**REQUIRED WORK**
Extract everything from the first line through the line with "var yTicks = ['0.0', '0.5', '1.0', '1.5', '2.0', '2.5'];", both ends included, except for any pictures.

**GIVEN INFORMATION**
::::
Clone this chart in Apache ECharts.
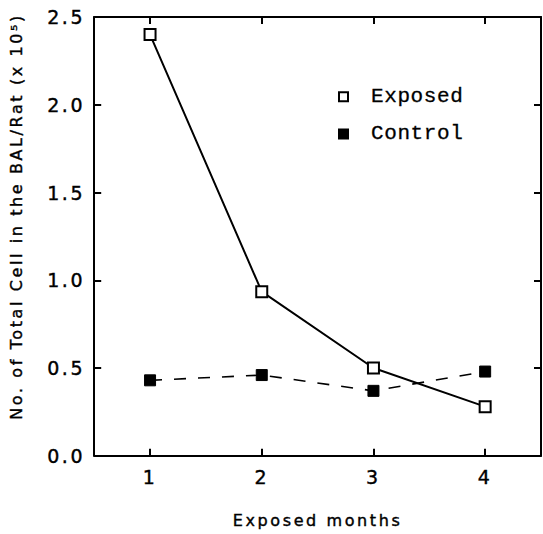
<!DOCTYPE html>
<html><head><meta charset="utf-8">
<script src="https://cdn.jsdelivr.net/npm/echarts@6/dist/echarts.min.js"></script>
<style>html,body{margin:0;padding:0;background:#fff}#c{width:543px;height:534px}
#c text{letter-spacing:2.6px}
#c text[style*="Liberation Mono"]{letter-spacing:0.6px}</style>
</head><body><div id="c"></div>
<script>
var months = ['1', '2', '3', '4'];
var exposed = [2.40, 0.935, 0.50, 0.28];
var control = [0.43, 0.46, 0.37, 0.48];
var yTicks = ['0.0', '0.5', '1.0', '1.5', '2.0', '2.5'];

var chart = echarts.init(document.getElementById('c'), null, {renderer: 'svg'});
var axisFont = {fontFamily: 'DejaVu Sans', fontSize: 19, color: '#000', textBorderColor: '#000', textBorderWidth: 0.4};
var xBase = {type: 'category', data: months, boundaryGap: true,
  axisLine: {show: true, onZero: false, lineStyle: {color: '#000', width: 2}},
  axisTick: {show: true, inside: true, alignWithLabel: true, length: 7, lineStyle: {color: '#000', width: 2}},
  splitLine: {show: false}};
var yBase = {type: 'value', min: 0, max: 2.5, interval: 0.5,
  axisLine: {show: true, onZero: false, lineStyle: {color: '#000', width: 2}},
  axisTick: {show: true, inside: true, length: 7, lineStyle: {color: '#000', width: 2}},
  splitLine: {show: false}};
var nameFont = {fontFamily: 'DejaVu Sans', fontSize: 16, color: '#000', textBorderColor: '#000', textBorderWidth: 0.4};
chart.setOption({
  animation: false,
  grid: {left: 94, right: 2, top: 17, bottom: 68},
  legend: {
    left: 338, top: 86, padding: 0, orient: 'vertical', itemGap: 16, icon: 'rect',
    itemWidth: 9, itemHeight: 9,
    textStyle: {fontFamily: 'Liberation Mono', fontSize: 21, color: '#000', padding: [0, 0, 0, 18],
      textBorderColor: '#000', textBorderWidth: 0.3},
    data: ['Exposed', 'Control']
  },
  xAxis: [
    Object.assign({}, xBase, {position: 'bottom', name: 'Exposed months', nameLocation: 'middle', nameGap: 57,
      nameTextStyle: nameFont,
      axisLabel: Object.assign({margin: 12}, axisFont)}),
    Object.assign({}, xBase, {position: 'top', axisLabel: {show: false}})
  ],
  yAxis: [
    Object.assign({}, yBase, {position: 'left', name: 'No. of Total Cell in the BAL/Rat (x 10\u2075)', nameLocation: 'middle', nameGap: 70,
      nameTextStyle: Object.assign({padding: [0, 0, 0, 40]}, nameFont),
      axisLabel: Object.assign({margin: 9, formatter: function (v) { return yTicks[Math.round(v * 2)]; }}, axisFont)}),
    Object.assign({}, yBase, {position: 'right', axisLabel: {show: false}})
  ],
  series: [
    {name: 'Exposed', type: 'line', data: exposed, symbol: 'rect', symbolSize: 11,
      lineStyle: {color: '#000', width: 2},
      itemStyle: {color: '#fff', borderColor: '#000', borderWidth: 2}},
    {name: 'Control', type: 'line', data: control, symbol: 'rect', symbolSize: 11,
      lineStyle: {color: '#000', width: 1.6, type: [12, 12]},
      itemStyle: {color: '#000', borderColor: '#000', borderWidth: 1}}
  ]
});
</script></body></html>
::::
**EXERCISE ANSWER**
Clone this chart in Apache ECharts.
<!DOCTYPE html>
<html><head><meta charset="utf-8">
<script src="https://cdn.jsdelivr.net/npm/echarts@6/dist/echarts.min.js"></script>
<style>html,body{margin:0;padding:0;background:#fff}#c{width:543px;height:534px}
#c text{letter-spacing:2.6px}
#c text[style*="Liberation Mono"]{letter-spacing:0.6px}</style>
</head><body><div id="c"></div>
<script>
var months = ['1', '2', '3', '4'];
var exposed = [2.40, 0.935, 0.50, 0.28];
var control = [0.43, 0.46, 0.37, 0.48];
var yTicks = ['0.0', '0.5', '1.0', '1.5', '2.0', '2.5'];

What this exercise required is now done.